[Goal]:
All lines from the beginning of the listing through the line with "const years = ['1991', '1992', '1993'];" are to be copied word for word; the pictures are not.

[Recorded information]:
::::

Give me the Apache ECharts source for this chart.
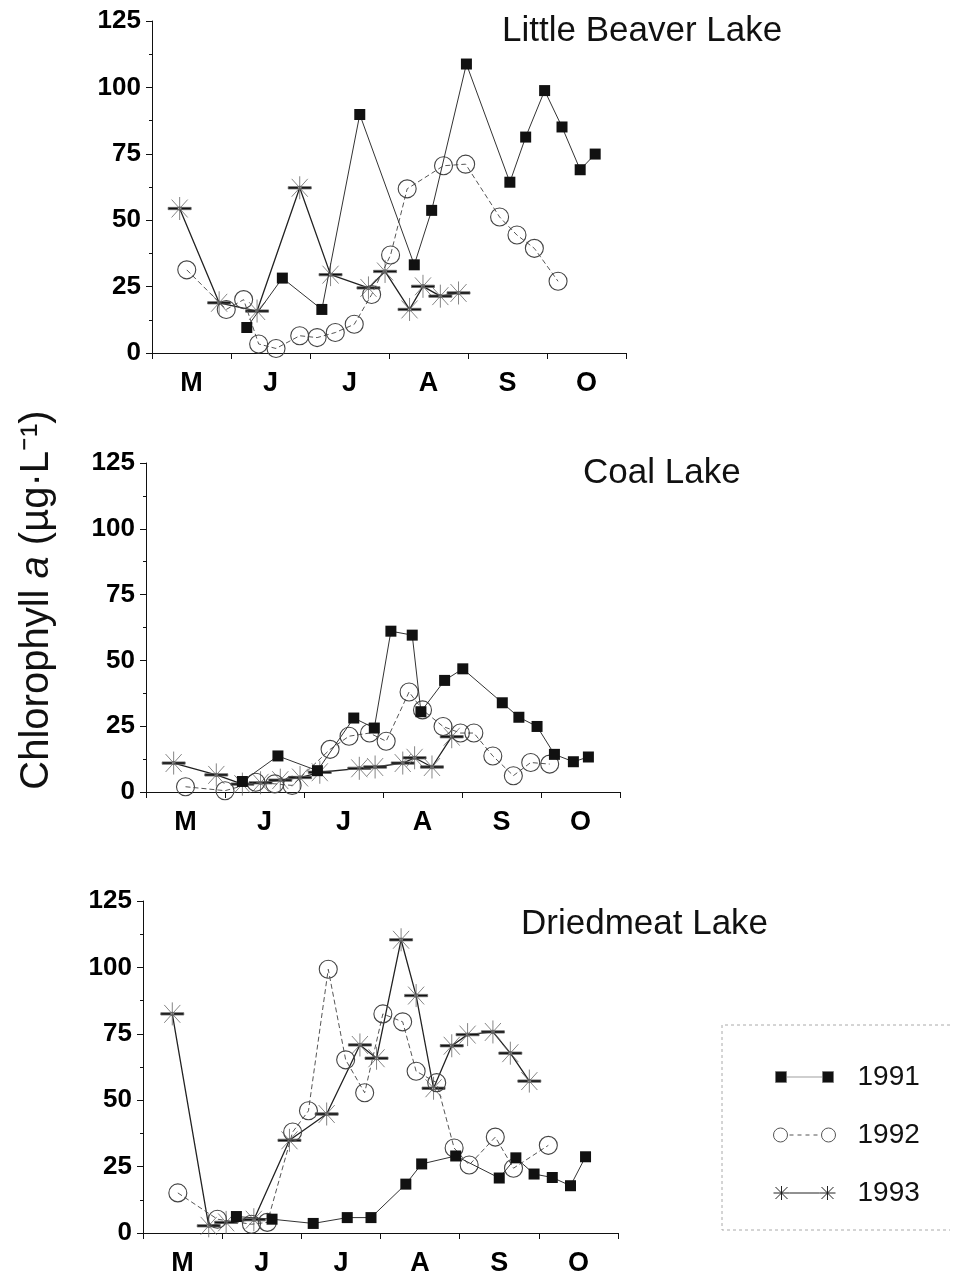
<!DOCTYPE html>
<html>
<head>
<meta charset="utf-8">
<script src="https://cdn.jsdelivr.net/npm/echarts@6/dist/echarts.min.js"></script>
<style>
html,body{margin:0;padding:0;background:#fff;}
#chart{width:956px;height:1280px;}
</style>
</head>
<body>
<div id="chart"></div>
<script>
// ---- Data (x = months since 1 May; y = chlorophyll a, µg/L) ----
const months = ['M', 'J', 'J', 'A', 'S', 'O'];
const yTicks = [0, 25, 50, 75, 100, 125];
const lakes = ['Little Beaver Lake', 'Coal Lake', 'Driedmeat Lake'];
const years = ['1991', '1992', '1993'];

const littleBeaver1991 = [[1.20,9.6],[1.65,28.2],[2.15,16.4],[2.63,89.8],[3.32,33.2],[3.54,53.7],[3.98,108.8],[4.53,64.3],[4.73,81.3],[4.97,98.8],[5.19,85.1],[5.42,69.0],[5.61,74.9]];
const littleBeaver1992 = [[0.44,31.3],[0.94,16.4],[1.16,20.1],[1.35,3.4],[1.57,1.7],[1.87,6.5],[2.09,5.8],[2.32,7.7],[2.56,10.8],[2.78,22.0],[3.02,36.9],[3.23,61.8],[3.69,70.5],[3.97,71.1],[4.40,51.2],[4.62,44.4],[4.84,39.4],[5.14,27.0]];
const littleBeaver1993 = [[0.35,54.4],[0.85,18.9],[1.33,15.8],[1.87,62.2],[2.26,29.5],[2.74,24.5],[2.95,30.7],[3.26,16.4],[3.43,25.1],[3.65,21.4],[3.88,22.6]];

const coal1991 = [[1.22,4.0],[1.67,13.7],[2.17,8.1],[2.63,28.1],[2.89,24.3],[3.10,61.1],[3.37,59.6],[3.48,30.5],[3.78,42.4],[4.01,46.8],[4.51,33.9],[4.72,28.4],[4.95,24.9],[5.17,14.3],[5.41,11.5],[5.60,13.3]];
const coal1992 = [[0.50,2.0],[1.00,0.5],[1.39,3.7],[1.63,3.1],[1.85,2.5],[2.33,16.2],[2.57,21.2],[2.83,22.4],[3.04,19.3],[3.33,38.0],[3.50,31.2],[3.76,24.9],[3.98,22.4],[4.15,22.4],[4.39,13.7],[4.65,6.2],[4.87,11.2],[5.11,10.6]];
const coal1993 = [[0.35,11.0],[0.89,6.5],[1.22,3.0],[1.45,3.5],[1.70,4.5],[1.95,5.5],[2.20,7.5],[2.70,9.0],[2.90,9.5],[3.25,11.0],[3.40,13.0],[3.62,9.5],[3.87,21.0]];

const driedmeat1991 = [[1.18,6.2],[1.63,5.2],[2.15,3.6],[2.58,5.8],[2.88,5.8],[3.32,18.4],[3.52,26.0],[3.95,29.0],[4.50,20.7],[4.71,28.3],[4.94,22.2],[5.17,20.9],[5.40,17.8],[5.59,28.7]];
const driedmeat1992 = [[0.44,15.1],[0.94,5.2],[1.37,3.3],[1.57,4.0],[1.89,38.0],[2.09,46.0],[2.34,99.3],[2.56,65.2],[2.80,52.8],[3.03,82.5],[3.28,79.5],[3.45,60.9],[3.71,56.6],[3.93,32.0],[4.12,25.6],[4.45,36.1],[4.68,24.4],[5.12,33.0]];
const driedmeat1993 = [[0.37,82.5],[0.83,2.7],[1.05,4.0],[1.40,5.0],[1.85,34.9],[2.32,44.8],[2.74,70.8],[2.95,65.8],[3.26,110.4],[3.45,89.4],[3.67,54.5],[3.90,70.5],[4.10,74.7],[4.42,75.7],[4.64,67.7],[4.88,57.2]];

const lakeData = [
  [littleBeaver1991, littleBeaver1992, littleBeaver1993],
  [coal1991, coal1992, coal1993],
  [driedmeat1991, driedmeat1992, driedmeat1993]
];

// ---- Layout / style ----
const FONT = '"Liberation Sans", Arial, sans-serif';
const grids = [
  {left: 152, top: 21, width: 474, height: 332},
  {left: 146, top: 463, width: 474, height: 329},
  {left: 143, top: 901, width: 475, height: 332}
];
const titlePos = [
  {left: 502, top: 14},
  {left: 583, top: 456},
  {left: 521, top: 907}
];
const starPath = 'path://M0,9.1L20,9.1L20,10.9L0,10.9Z M10,1L10,19 M3,3L17,17 M17,3L3,17 M8.6,10a1.4,1.4 0 1,0 2.8,0a1.4,1.4 0 1,0 -2.8,0Z';
const yearStyle = [
  {symbol: 'rect', symbolSize: 11, itemStyle: {color: '#111', borderColor: '#111', borderWidth: 0},
   lineStyle: {color: '#333', width: 1, type: 'solid'}},
  {symbol: 'circle', symbolSize: 18, itemStyle: {color: 'rgba(0,0,0,0)', borderColor: '#444', borderWidth: 1.1},
   lineStyle: {color: '#555', width: 1, type: [5, 3]}},
  {symbol: starPath, symbolSize: 23, itemStyle: {color: '#111', borderColor: '#666', borderWidth: 0.8},
   lineStyle: {color: '#222', width: 1.3, type: 'solid'}}
];
// legend icons (two markers joined by a line), drawn in a 64x16 box
const legendIcons = [
  'path://M0,0L0,0 M64,16L64,16 M3,2.5L14,2.5L14,13.5L3,13.5Z M50,2.5L61,2.5L61,13.5L50,13.5Z M14,8L50,8',
  'path://M0,0L0,0 M64,16L64,16 M1,8a7,7 0 1,0 14,0a7,7 0 1,0 -14,0Z M49,8a7,7 0 1,0 14,0a7,7 0 1,0 -14,0Z M17,8L21,8 M25,8L29,8 M33,8L37,8 M41,8L45,8',
  'path://M0,0L0,0 M64,16L64,16 M1,8L17,8 M9,1L9,15 M3,2L15,14 M15,2L3,14 M47,8L63,8 M55,1L55,15 M49,2L61,14 M61,2L49,14 M17,8L47,8'
];
const legendItemStyles = [
  {color: '#111', borderColor: '#777', borderWidth: 0.7},
  {color: 'rgba(0,0,0,0)', borderColor: '#555', borderWidth: 1},
  {color: 'rgba(0,0,0,0)', borderColor: '#222', borderWidth: 1}
];

const xAxes = [], yAxes = [], series = [], titles = [];
grids.forEach((g, i) => {
  xAxes.push({
    type: 'category', gridIndex: i, data: months, boundaryGap: true,
    axisLine: {show: true, lineStyle: {color: '#111', width: 1}},
    axisTick: {show: true, length: 6, inside: false, alignWithLabel: false, lineStyle: {color: '#111'}},
    axisLabel: {fontFamily: FONT, fontSize: 27, fontWeight: 'bold', color: '#000', margin: 17},
    splitLine: {show: false}
  });
  xAxes.push({type: 'value', gridIndex: i, min: 0, max: 6, show: false});
  yAxes.push({
    type: 'value', gridIndex: i, min: yTicks[0], max: yTicks[yTicks.length - 1], interval: 25,
    axisLine: {show: true, lineStyle: {color: '#111', width: 1}},
    axisTick: {show: true, length: 6, inside: false, lineStyle: {color: '#111'}},
    minorTick: {show: true, splitNumber: 2, length: 3, lineStyle: {color: '#111'}},
    axisLabel: {fontFamily: FONT, fontSize: 26, fontWeight: 'bold', color: '#000', margin: 11},
    splitLine: {show: false}
  });
  titles.push({
    text: lakes[i], left: titlePos[i].left, top: titlePos[i].top, padding: 0,
    textStyle: {fontFamily: FONT, fontSize: 35, fontWeight: 'normal', color: '#111'}
  });
  lakeData[i].forEach((d, k) => {
    const st = yearStyle[k];
    series.push({
      name: years[k], type: 'line', xAxisIndex: 2 * i + 1, yAxisIndex: i,
      data: d, symbol: st.symbol, symbolSize: st.symbolSize, showAllSymbol: true,
      itemStyle: st.itemStyle, lineStyle: st.lineStyle, z: 10 - k,
      animation: false, silent: true
    });
  });
});

const chart = echarts.init(document.getElementById('chart'), null, {renderer: 'canvas'});
chart.setOption({
  backgroundColor: '#fff',
  animation: false,
  title: titles,
  grid: grids,
  xAxis: xAxes,
  yAxis: yAxes,
  series: series,
  legend: {
    data: years.map((y, k) => ({name: y, icon: legendIcons[k], itemStyle: legendItemStyles[k]})),
    orient: 'vertical', left: 722, top: 1025,
    padding: [38, 10, 20, 50], itemGap: 30, itemWidth: 64, itemHeight: 16,
    symbolKeepAspect: false,
    textStyle: {fontFamily: FONT, fontSize: 28, color: '#111', padding: [0, 0, 0, 16]},
    selectedMode: false
  },
  graphic: [
    {type: 'polyline', silent: true,
     shape: {points: [[950, 1025], [722, 1025], [722, 1230], [950, 1230]]},
     style: {fill: 'none', stroke: '#aaa', lineWidth: 1, lineDash: [3, 3]}},
    {type: 'text', x: 37, y: 600, rotation: Math.PI / 2, silent: true,
     style: {
       text: '{n|Chlorophyll }{i|a}{n| (µg·L⁻¹)}',
       align: 'center', verticalAlign: 'middle', fill: '#111',
       rich: {
         n: {fontFamily: FONT, fontSize: 40, fill: '#111'},
         i: {fontFamily: FONT, fontSize: 40, fontStyle: 'italic', fill: '#111'}
       }
     }}
  ]
});
</script>
</body>
</html>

::::

[Output of the exercise]:
Give me the Apache ECharts source for this chart.
<!DOCTYPE html>
<html>
<head>
<meta charset="utf-8">
<script src="https://cdn.jsdelivr.net/npm/echarts@6/dist/echarts.min.js"></script>
<style>
html,body{margin:0;padding:0;background:#fff;}
#chart{width:956px;height:1280px;}
</style>
</head>
<body>
<div id="chart"></div>
<script>
// ---- Data (x = months since 1 May; y = chlorophyll a, µg/L) ----
const months = ['M', 'J', 'J', 'A', 'S', 'O'];
const yTicks = [0, 25, 50, 75, 100, 125];
const lakes = ['Little Beaver Lake', 'Coal Lake', 'Driedmeat Lake'];
const years = ['1991', '1992', '1993'];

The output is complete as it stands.